Handling cookies and sessions is an essential aspect of web scraping when dealing with websites that require authentication or maintain state across multiple requests. When scraping with JavaScript, you can either do it in a browser environment using tools like Puppeteer or Playwright, or you can scrape outside the browser using libraries like axios or node-fetch in a Node.js application.
Browser Environment (Puppeteer/Playwright)
In a browser environment, Puppeteer and Playwright automatically handle cookies and sessions for you, as they simulate a real browser. However, you might need to interact with cookies manually in some cases, such as when you want to persist session data across multiple scraping sessions.

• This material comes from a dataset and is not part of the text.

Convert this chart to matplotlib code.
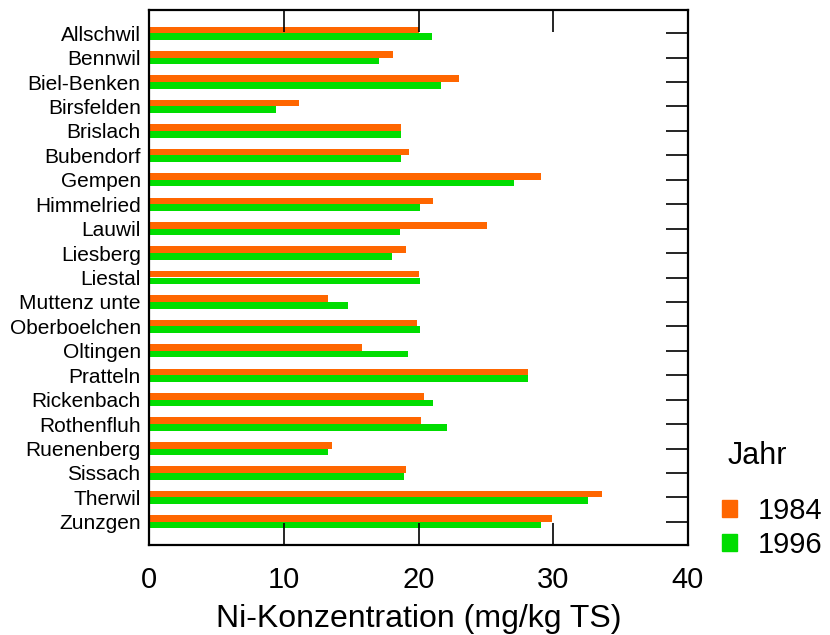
import numpy as np
import matplotlib.pyplot as plt
from matplotlib.patches import Patch

plt.rcParams['font.family'] = ['Liberation Sans', 'DejaVu Sans']

orte = ['Allschwil', 'Bennwil', 'Biel-Benken', 'Birsfelden', 'Brislach', 'Bubendorf',
        'Gempen', 'Himmelried', 'Lauwil', 'Liesberg', 'Liestal', 'Muttenz unte',
        'Oberboelchen', 'Oltingen', 'Pratteln', 'Rickenbach', 'Rothenfluh',
        'Ruenenberg', 'Sissach', 'Therwil', 'Zunzgen']
ni_1984 = [20.0, 18.1, 23.0, 11.1, 18.7, 19.3, 29.1, 21.1, 25.1, 19.1, 20.0, 13.3,
           19.9, 15.8, 28.1, 20.4, 20.2, 13.6, 19.1, 33.6, 29.9]
ni_1996 = [21.0, 17.1, 21.7, 9.4, 18.7, 18.7, 27.1, 20.1, 18.6, 18.0, 20.1, 14.8,
           20.1, 19.2, 28.1, 21.1, 22.1, 13.3, 18.9, 32.6, 29.1]
jahre = ['1984', '1996']
farben = ['#FF6600', '#00DD00']

fig = plt.figure(figsize=(8.3, 6.35), dpi=100)
ax = fig.add_axes([149 / 830, 1 - 545 / 635, (688 - 149) / 830, 535 / 635])

y = np.arange(len(orte))
h = 0.27
ax.barh(y - h / 2, ni_1984, height=h, color=farben[0])
ax.barh(y + h / 2, ni_1996, height=h, color=farben[1])

ax.set_xlim(0, 40)
ax.set_ylim(len(orte) - 1 + 0.95, -0.95)

ax.set_yticks(y)
ax.set_yticklabels(orte, fontsize=15)
ax.set_xticks([0, 10, 20, 30, 40])
ax.tick_params(axis='x', direction='in', length=16, width=1.2, top=True,
               labelsize=21, pad=15)
ax.tick_params(axis='y', direction='in', length=16, width=1.2, left=False,
               right=True, pad=6)
for s in ax.spines.values():
    s.set_linewidth(1.6)

ax.set_xlabel('Ni-Konzentration (mg/kg TS)', fontsize=23, labelpad=7)

# legend: title as separate text, entries below
fig.text(728 / 830, 1 - 464 / 635, 'Jahr', fontsize=22, ha='left', va='baseline')
handles = [Patch(color=c) for c in farben]
fig.legend(handles, jahre, loc='upper left',
           bbox_to_anchor=(722 / 830, 1 - 497 / 635), frameon=False,
           fontsize=21, handlelength=0.52, handleheight=0.52,
           handletextpad=0.72, labelspacing=0.2, borderpad=0,
           borderaxespad=0)

fig.savefig('out.png', dpi=100)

Here's an example using Puppeteer:
const puppeteer = require('puppeteer');
(async () => {
const browser = await puppeteer.launch();
const page = await browser.newPage();
// Navigate to the page that sets the cookie
await page.goto('https://example.com/login');
// Perform login or actions that generate cookies
// ...
// Get all cookies
const cookies = await page.cookies();
console.log(cookies);
// You can store these cookies somewhere, like in a file or database
// ...
// Use the stored cookies in a new session
await page.setCookie(...cookies);
// Navigate to a page that requires cookies/session
await page.goto('https://example.com/dashboard');
await browser.close();
})();
Non-Browser Environment (Node.js with axios or node-fetch)
When not using a browser-based tool, you need to manage cookies explicitly by capturing them from the response headers and sending them back with subsequent requests.
Here's an example using axios:
const axios = require('axios');
const axiosCookieJarSupport = require('axios-cookiejar-support').default;
const tough = require('tough-cookie');
axiosCookieJarSupport(axios);
const cookieJar = new tough.CookieJar();
async function loginAndGetDashboard() {
try {
// Perform login to capture cookies
const loginResponse = await axios.post('https://example.com/api/login', {
username: 'user',
password: 'pass'
}, {
jar: cookieJar, // Attach the cookie jar to store cookies
withCredentials: true
});
// Make another request using the captured cookies
const dashboardResponse = await axios.get('https://example.com/dashboard', {
jar: cookieJar,
withCredentials: true
});
console.log(dashboardResponse.data);
} catch (error) {
console.error(error);
}
}
loginAndGetDashboard();
Handling Sessions
To handle sessions, you generally need to persist the session ID cookie across requests. This is often a cookie with a name like sessionid
, PHPSESSID
, etc., depending on the backend technology used by the website.
When using a browser-based scraper (like Puppeteer or Playwright), sessions are automatically persisted as long as the browser context is active. When using a non-browser-based scraper, you need to ensure that the session cookie is sent with every request, as shown in the axios example above.
Tips for Handling Cookies and Sessions:
- Always respect the website's terms of service and privacy policy when scraping.
- If you need to persist cookies and sessions across different runs of your scraper, consider saving the cookies to a file or database.
- Some websites use session-based mechanisms to detect and block scrapers, such as changing session tokens with each request. You might need to implement strategies to handle such anti-scraping measures.
- Use a user-agent string that represents a legitimate browser to minimize the chances of being blocked by the website.
- For complex scraping tasks that require handling of advanced session management, CAPTCHAs, or JavaScript execution, a browser-based tool like Puppeteer or Playwright may be more suitable.
Remember, web scraping can put a significant load on a website's servers and can be legally and ethically problematic. Make sure to follow best practices, such as rate limiting your requests, to be as unobtrusive as possible.